We open the week with another wide swing in markets.

It was led by Trump’s TruthSocial post  on Saturday, threatening to “obliterate” Iranian power plants unless they “fully open” the Strait of Hormuz — in 48 hours!

Stocks gapped down Sunday night, and oil was trading back above $100.

But it was all reversed this morning with another Trump post — he called a five-day pause on any energy infrastructure strikes, citing “productive conversations” with the Iranians.
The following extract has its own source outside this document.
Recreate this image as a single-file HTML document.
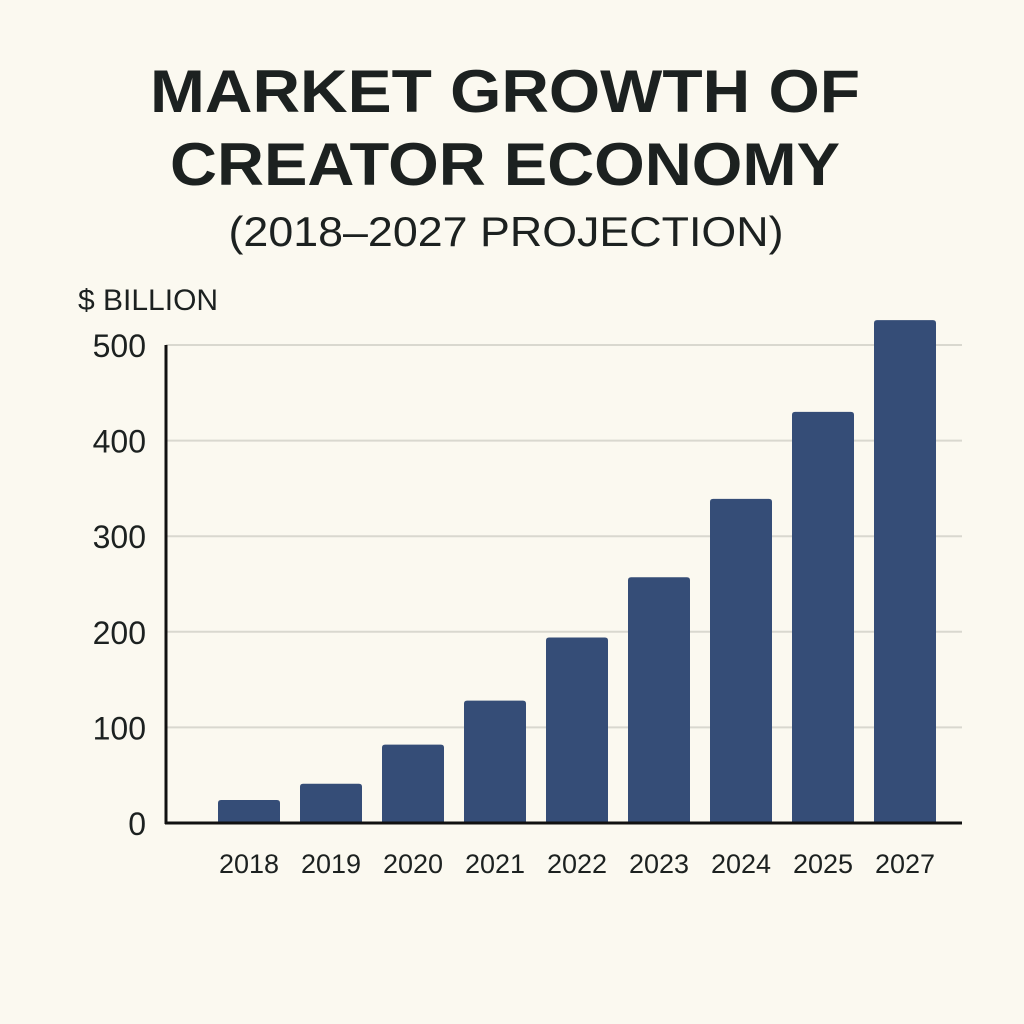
<!DOCTYPE html>
<html><head><meta charset="utf-8"><style>
html,body{margin:0;padding:0;background:#fbf9f0;}
svg{display:block;font-family:"Liberation Sans",sans-serif;}
</style></head><body>
<svg id="chart" width="1024" height="1024" viewBox="0 0 1024 1024">
<rect x="0" y="0" width="1024" height="1024" fill="#fbf9f0"/>
<text x="505" y="112" text-anchor="middle" font-size="60" font-weight="bold" fill="#1c2120" textLength="710" lengthAdjust="spacingAndGlyphs">MARKET GROWTH OF</text>
<text x="505" y="185" text-anchor="middle" font-size="60" font-weight="bold" fill="#1c2120" textLength="670" lengthAdjust="spacingAndGlyphs">CREATOR ECONOMY</text>
<text x="506" y="246" text-anchor="middle" font-size="42" fill="#1c2120" textLength="555" lengthAdjust="spacingAndGlyphs">(2018–2027 PROJECTION)</text>
<text x="78" y="310" font-size="30" fill="#1c2120">$ BILLION</text>
<g id="grid"></g>
<g id="bars"></g>
<g id="yticks"></g>
<g id="xticks"></g>
<line x1="166" y1="345" x2="166" y2="824" stroke="#111" stroke-width="3"/>
<line x1="165" y1="823" x2="962" y2="823" stroke="#111" stroke-width="3"/>
</svg>
<script>
const categories = ["2018","2019","2020","2021","2022","2023","2024","2025","2027"];
const values = [24, 41, 82, 128, 194, 257, 339, 430, 526];
const yTicks = [0, 100, 200, 300, 400, 500];
const NS = "http://www.w3.org/2000/svg";
const y0 = 823, pxPer = 0.956;
function yScale(v){ return y0 - v * pxPer; }
function xScale(i){ return 218 + i * 82; }
const barW = 62;
const grid = document.getElementById('grid');
const yt = document.getElementById('yticks');
yTicks.forEach(t => {
  const y = yScale(t);
  if (t > 0) {
    const l = document.createElementNS(NS, 'line');
    
    
    l.setAttribute('x1', 166); l.setAttribute('x2', 962);
    l.setAttribute('y1', y); l.setAttribute('y2', y);
    l.setAttribute('stroke', '#d9d8cf'); l.setAttribute('stroke-width', '2');
    grid.appendChild(l);
  }
  const tx = document.createElementNS(NS, 'text');
  
  
  tx.setAttribute('x', 146); tx.setAttribute('y', y + 12);
  tx.setAttribute('text-anchor', 'end'); tx.setAttribute('font-size', '32');
  tx.setAttribute('fill', '#1c2120');
  tx.textContent = t;
  yt.appendChild(tx);
});
const bars = document.getElementById('bars');
const xt = document.getElementById('xticks');
categories.forEach((c, i) => {
  const x = xScale(i), top = yScale(values[i]);
  const r = document.createElementNS(NS, 'path');
  
  
  const rad = 3;
  r.setAttribute('d', `M${x},${y0} L${x},${top+rad} Q${x},${top} ${x+rad},${top} L${x+barW-rad},${top} Q${x+barW},${top} ${x+barW},${top+rad} L${x+barW},${y0} Z`);
  r.setAttribute('fill', '#354d77');
  bars.appendChild(r);
  const tx = document.createElementNS(NS, 'text');
  
  
  tx.setAttribute('x', x + barW / 2); tx.setAttribute('y', 873);
  tx.setAttribute('text-anchor', 'middle'); tx.setAttribute('font-size', '27');
  tx.setAttribute('fill', '#1c2120');
  tx.textContent = c;
  xt.appendChild(tx);
});
</script>
</body></html>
That was good for a 4% rally off of the morning lows in the S&P futures, and a $16 collapse in crude oil futures (peak to trough on the session).

Look familiar?

It’s the third time in three weeks the administration has talked down the temperature — calming markets on a day that could have turned into a slippery speculative frenzy.

Remember, three days into the war, Scott Bessent went on CNBC to calm markets — stocks ripped, oil dropped. On Day 10, talk of a coordinated supply release crashed oil from $119 to $76. And today, a “5-day extension” talk is doing the same work.

Each time, the sentiment massage has worked temporarily. But each time, the physical reality on the ground hasn’t changed.

The CENTCOM commander summed it up today: the Strait of Hormuz is physically open, but operationally closed — because Iran continues to target any vessel attempting transit.

The 11 million barrels a day of global oil supply lost is not coming back on a 5-day timeline (or a 5-week timeline). The insurance market remains frozen. The shipping lanes remain threatened. And Qatar’s LNG infrastructure remains physically damaged (key European energy supply).

On the latter, the leading commodity data provider (Kpler) confirmed that 19 million tonnes of LNG supply is offline through at least the end of May.  And this is what matters for the European doom loop we’ve been discussing.

The U.S. can use tools to manage oil prices at home — and they are. As a net energy exporter, the oil shock is partially offset by domestic production profits. The Fed said as much last week.

But the market and sentiment massaging in the U.S doesn’t help Europe.

They are energy dependent.  And the squeeze on Europe continues.